* _EXERCISE GOAL_
Output the data word for word, dropping every image.

::::

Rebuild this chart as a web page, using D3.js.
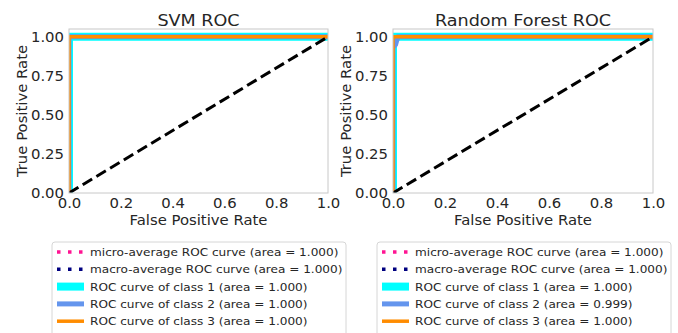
<!DOCTYPE html>
<head>
  <meta charset="utf-8" />
  <script src="https://d3js.org/d3.v7.min.js"></script>
  <style>
    body { margin: 0; background: #fff; }
    text { font-family: "DejaVu Sans", sans-serif; fill: #262626; }
    .domain { stroke: none; }
  </style>
</head>
<body>
  <script>
    // curves (fpr / tpr pairs)
    var svmMicroFpr = [0, 0, 1],          svmMicroTpr = [0, 1, 1];
    var svmMacroFpr = [0, 0, 1],          svmMacroTpr = [0, 1, 1];
    var svmC1Fpr = [0, 0, 1],             svmC1Tpr = [0, 1, 1];
    var svmC2Fpr = [0, 0, 1],             svmC2Tpr = [0, 1, 1];
    var svmC3Fpr = [0, 0, 1],             svmC3Tpr = [0, 1, 1];

    var rfMicroFpr = [0, 0, 0.005, 1],    rfMicroTpr = [0, 0.99, 1, 1];
    var rfMacroFpr = [0, 0, 0.005, 1],    rfMacroTpr = [0, 0.99, 1, 1];
    var rfC1Fpr = [0, 0, 1],              rfC1Tpr = [0, 1, 1];
    var rfC2Fpr = [0, 0, 0.01, 0.015, 0.02, 1], rfC2Tpr = [0, 0.93, 0.95, 0.98, 1, 1];
    var rfC3Fpr = [0, 0, 1],              rfC3Tpr = [0, 1, 1];

    var seriesNames = ["micro-average ROC curve", "macro-average ROC curve",
      "ROC curve of class 1", "ROC curve of class 2", "ROC curve of class 3"];
    var svmAuc = [1.000, 1.000, 1.000, 1.000, 1.000];
    var rfAuc = [1.000, 1.000, 1.000, 0.999, 1.000];
    var xTicks = [0, 0.2, 0.4, 0.6, 0.8, 1.0];
    var yTicks = [0, 0.25, 0.5, 0.75, 1.0];

    var styles = [
      { color: "deeppink", w: 3.5, dash: "3.5,7.5", cap: "butt" },
      { color: "navy", w: 3.5, dash: "3.5,7.5", cap: "butt" },
      { color: "aqua", w: 8, dash: null, cap: "square" },
      { color: "cornflowerblue", w: 5, dash: null, cap: "square" },
      { color: "darkorange", w: 3.5, dash: null, cap: "square" }
    ];

    var panels = [
      { title: "SVM ROC", left: 69, right: 328, auc: svmAuc,
        fpr: [svmMicroFpr, svmMacroFpr, svmC1Fpr, svmC2Fpr, svmC3Fpr],
        tpr: [svmMicroTpr, svmMacroTpr, svmC1Tpr, svmC2Tpr, svmC3Tpr],
        legX: 52, ylabX: 27 },
      { title: "Random Forest ROC", left: 393, right: 653, auc: rfAuc,
        fpr: [rfMicroFpr, rfMacroFpr, rfC1Fpr, rfC2Fpr, rfC3Fpr],
        tpr: [rfMicroTpr, rfMacroTpr, rfC1Tpr, rfC2Tpr, rfC3Tpr],
        legX: 377, ylabX: 351 }
    ];

    var width = 678, height = 333;
    var plotTop = 29, plotBottom = 193;
    var sx = 1.1; // the picture is stretched sideways

    var svg = d3.select("body").append("svg")
      .attr("width", width).attr("height", height);

    panels.forEach(function (p, pi) {
      var x = d3.scaleLinear().domain([0, 1]).range([p.left, p.right]);
      var y = d3.scaleLinear().domain([0, 1.05]).range([plotBottom, plotTop]);
      var g = svg.append("g");

      g.append("clipPath").attr("id", "clip" + pi)
        .append("rect")
        .attr("x", x(0)).attr("y", y(1.05))
        .attr("width", x(1) - x(0)).attr("height", y(0) - y(1.05));

      var line = d3.line().x(function (d) { return x(d[0]); })
        .y(function (d) { return y(d[1]); });

      var plot = g.append("g").attr("clip-path", "url(#clip" + pi + ")");
      p.fpr.forEach(function (f, i) {
        var pts = f.map(function (v, j) { return [v, p.tpr[i][j]]; });
        plot.append("path")
          .attr("d", line(pts))
          .attr("fill", "none")
          .attr("stroke", styles[i].color)
          .attr("stroke-width", styles[i].w)
          .attr("stroke-dasharray", styles[i].dash);
      });
      // chance line
      plot.append("path")
        .attr("d", line([[0, 0], [1, 1]]))
        .attr("fill", "none")
        .attr("stroke", "#000")
        .attr("stroke-width", 3)
        .attr("stroke-dasharray", "11,5");

      // frame
      g.append("rect")
        .attr("x", x(0)).attr("y", y(1.05))
        .attr("width", x(1) - x(0)).attr("height", y(0) - y(1.05))
        .attr("fill", "none").attr("stroke", "#c8c8c8").attr("stroke-width", 1);

      var xa = g.append("g").attr("transform", "translate(0," + plotBottom + ")")
        .call(d3.axisBottom(x).tickValues(xTicks).tickSize(0).tickPadding(0)
          .tickFormat(d3.format(".1f")));
      xa.selectAll("text")
        .attr("y", 0).attr("dy", 0)
        .attr("transform", "translate(0,15) scale(" + sx + ",1)")
        .style("font-size", "13.5px");

      var ya = g.append("g").attr("transform", "translate(" + (x(0) - 5) + ",0)")
        .call(d3.axisLeft(y).tickValues(yTicks).tickSize(0).tickPadding(0)
          .tickFormat(d3.format(".2f")));
      ya.selectAll("text")
        .attr("x", 0).attr("dy", "0.36em")
        .attr("transform", "scale(" + sx + ",1)")
        .style("font-size", "13.5px");
      g.selectAll(".tick line").remove();

      g.append("text")
        .attr("transform", "translate(" + ((x(0) + x(1)) / 2) + ",26) scale(" + sx + ",1)")
        .attr("text-anchor", "middle").style("font-size", "16px").text(p.title);
      g.append("text")
        .attr("transform", "translate(" + ((x(0) + x(1)) / 2) + ",225) scale(" + sx + ",1)")
        .attr("text-anchor", "middle").style("font-size", "13.5px").text("False Positive Rate");
      g.append("text")
        .attr("transform", "translate(" + p.ylabX + "," + ((plotTop + plotBottom) / 2) + ") rotate(-90) scale(1.1,1)")
        .attr("text-anchor", "middle").style("font-size", "13.5px").text("True Positive Rate");

      // legend
      var lg = g.append("g").attr("transform", "translate(" + p.legX + ",242)");
      lg.append("rect").attr("x", 0).attr("y", 0).attr("width", 294).attr("height", 110)
        .attr("rx", 3).attr("fill", "#fff").attr("stroke", "#d6d6d6");
      seriesNames.forEach(function (name, i) {
        var cy = 10 + i * 17.3;
        var s = styles[i];
        var inset = s.cap === "square" ? s.w / 2 : 0;
        lg.append("line")
          .attr("x1", 5 + inset).attr("x2", 32 - inset)
          .attr("y1", cy).attr("y2", cy)
          .attr("stroke", s.color).attr("stroke-width", s.w)
          .attr("stroke-linecap", s.cap)
          .attr("stroke-dasharray", s.dash);
        lg.append("text")
          .attr("transform", "translate(38," + cy + ") scale(" + sx + ",1)")
          .attr("dy", "0.36em").style("font-size", "11px")
          .text(name + " (area = " + p.auc[i].toFixed(3) + ")");
      });
    });
  </script>
</body>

::::

* _EXERCISE ANSWER_
Rebuild this chart as a web page, using D3.js.
<!DOCTYPE html>
<head>
  <meta charset="utf-8" />
  <script src="https://d3js.org/d3.v7.min.js"></script>
  <style>
    body { margin: 0; background: #fff; }
    text { font-family: "DejaVu Sans", sans-serif; fill: #262626; }
    .domain { stroke: none; }
  </style>
</head>
<body>
  <script>
    // curves (fpr / tpr pairs)
    var svmMicroFpr = [0, 0, 1],          svmMicroTpr = [0, 1, 1];
    var svmMacroFpr = [0, 0, 1],          svmMacroTpr = [0, 1, 1];
    var svmC1Fpr = [0, 0, 1],             svmC1Tpr = [0, 1, 1];
    var svmC2Fpr = [0, 0, 1],             svmC2Tpr = [0, 1, 1];
    var svmC3Fpr = [0, 0, 1],             svmC3Tpr = [0, 1, 1];

    var rfMicroFpr = [0, 0, 0.005, 1],    rfMicroTpr = [0, 0.99, 1, 1];
    var rfMacroFpr = [0, 0, 0.005, 1],    rfMacroTpr = [0, 0.99, 1, 1];
    var rfC1Fpr = [0, 0, 1],              rfC1Tpr = [0, 1, 1];
    var rfC2Fpr = [0, 0, 0.01, 0.015, 0.02, 1], rfC2Tpr = [0, 0.93, 0.95, 0.98, 1, 1];
    var rfC3Fpr = [0, 0, 1],              rfC3Tpr = [0, 1, 1];

    var seriesNames = ["micro-average ROC curve", "macro-average ROC curve",
      "ROC curve of class 1", "ROC curve of class 2", "ROC curve of class 3"];
    var svmAuc = [1.000, 1.000, 1.000, 1.000, 1.000];
    var rfAuc = [1.000, 1.000, 1.000, 0.999, 1.000];
    var xTicks = [0, 0.2, 0.4, 0.6, 0.8, 1.0];
    var yTicks = [0, 0.25, 0.5, 0.75, 1.0];

    var styles = [
      { color: "deeppink", w: 3.5, dash: "3.5,7.5", cap: "butt" },
      { color: "navy", w: 3.5, dash: "3.5,7.5", cap: "butt" },
      { color: "aqua", w: 8, dash: null, cap: "square" },
      { color: "cornflowerblue", w: 5, dash: null, cap: "square" },
      { color: "darkorange", w: 3.5, dash: null, cap: "square" }
    ];

    var panels = [
      { title: "SVM ROC", left: 69, right: 328, auc: svmAuc,
        fpr: [svmMicroFpr, svmMacroFpr, svmC1Fpr, svmC2Fpr, svmC3Fpr],
        tpr: [svmMicroTpr, svmMacroTpr, svmC1Tpr, svmC2Tpr, svmC3Tpr],
        legX: 52, ylabX: 27 },
      { title: "Random Forest ROC", left: 393, right: 653, auc: rfAuc,
        fpr: [rfMicroFpr, rfMacroFpr, rfC1Fpr, rfC2Fpr, rfC3Fpr],
        tpr: [rfMicroTpr, rfMacroTpr, rfC1Tpr, rfC2Tpr, rfC3Tpr],
        legX: 377, ylabX: 351 }
    ];

    var width = 678, height = 333;
    var plotTop = 29, plotBottom = 193;
    var sx = 1.1; // the picture is stretched sideways

    var svg = d3.select("body").append("svg")
      .attr("width", width).attr("height", height);

    panels.forEach(function (p, pi) {
      var x = d3.scaleLinear().domain([0, 1]).range([p.left, p.right]);
      var y = d3.scaleLinear().domain([0, 1.05]).range([plotBottom, plotTop]);
      var g = svg.append("g");

      g.append("clipPath").attr("id", "clip" + pi)
        .append("rect")
        .attr("x", x(0)).attr("y", y(1.05))
        .attr("width", x(1) - x(0)).attr("height", y(0) - y(1.05));

      var line = d3.line().x(function (d) { return x(d[0]); })
        .y(function (d) { return y(d[1]); });

      var plot = g.append("g").attr("clip-path", "url(#clip" + pi + ")");
      p.fpr.forEach(function (f, i) {
        var pts = f.map(function (v, j) { return [v, p.tpr[i][j]]; });
        plot.append("path")
          .attr("d", line(pts))
          .attr("fill", "none")
          .attr("stroke", styles[i].color)
          .attr("stroke-width", styles[i].w)
          .attr("stroke-dasharray", styles[i].dash);
      });
      // chance line
      plot.append("path")
        .attr("d", line([[0, 0], [1, 1]]))
        .attr("fill", "none")
        .attr("stroke", "#000")
        .attr("stroke-width", 3)
        .attr("stroke-dasharray", "11,5");

      // frame
      g.append("rect")
        .attr("x", x(0)).attr("y", y(1.05))
        .attr("width", x(1) - x(0)).attr("height", y(0) - y(1.05))
        .attr("fill", "none").attr("stroke", "#c8c8c8").attr("stroke-width", 1);

      var xa = g.append("g").attr("transform", "translate(0," + plotBottom + ")")
        .call(d3.axisBottom(x).tickValues(xTicks).tickSize(0).tickPadding(0)
          .tickFormat(d3.format(".1f")));
      xa.selectAll("text")
        .attr("y", 0).attr("dy", 0)
        .attr("transform", "translate(0,15) scale(" + sx + ",1)")
        .style("font-size", "13.5px");

      var ya = g.append("g").attr("transform", "translate(" + (x(0) - 5) + ",0)")
        .call(d3.axisLeft(y).tickValues(yTicks).tickSize(0).tickPadding(0)
          .tickFormat(d3.format(".2f")));
      ya.selectAll("text")
        .attr("x", 0).attr("dy", "0.36em")
        .attr("transform", "scale(" + sx + ",1)")
        .style("font-size", "13.5px");
      g.selectAll(".tick line").remove();

      g.append("text")
        .attr("transform", "translate(" + ((x(0) + x(1)) / 2) + ",26) scale(" + sx + ",1)")
        .attr("text-anchor", "middle").style("font-size", "16px").text(p.title);
      g.append("text")
        .attr("transform", "translate(" + ((x(0) + x(1)) / 2) + ",225) scale(" + sx + ",1)")
        .attr("text-anchor", "middle").style("font-size", "13.5px").text("False Positive Rate");
      g.append("text")
        .attr("transform", "translate(" + p.ylabX + "," + ((plotTop + plotBottom) / 2) + ") rotate(-90) scale(1.1,1)")
        .attr("text-anchor", "middle").style("font-size", "13.5px").text("True Positive Rate");

      // legend
      var lg = g.append("g").attr("transform", "translate(" + p.legX + ",242)");
      lg.append("rect").attr("x", 0).attr("y", 0).attr("width", 294).attr("height", 110)
        .attr("rx", 3).attr("fill", "#fff").attr("stroke", "#d6d6d6");
      seriesNames.forEach(function (name, i) {
        var cy = 10 + i * 17.3;
        var s = styles[i];
        var inset = s.cap === "square" ? s.w / 2 : 0;
        lg.append("line")
          .attr("x1", 5 + inset).attr("x2", 32 - inset)
          .attr("y1", cy).attr("y2", cy)
          .attr("stroke", s.color).attr("stroke-width", s.w)
          .attr("stroke-linecap", s.cap)
          .attr("stroke-dasharray", s.dash);
        lg.append("text")
          .attr("transform", "translate(38," + cy + ") scale(" + sx + ",1)")
          .attr("dy", "0.36em").style("font-size", "11px")
          .text(name + " (area = " + p.auc[i].toFixed(3) + ")");
      });
    });
  </script>
</body>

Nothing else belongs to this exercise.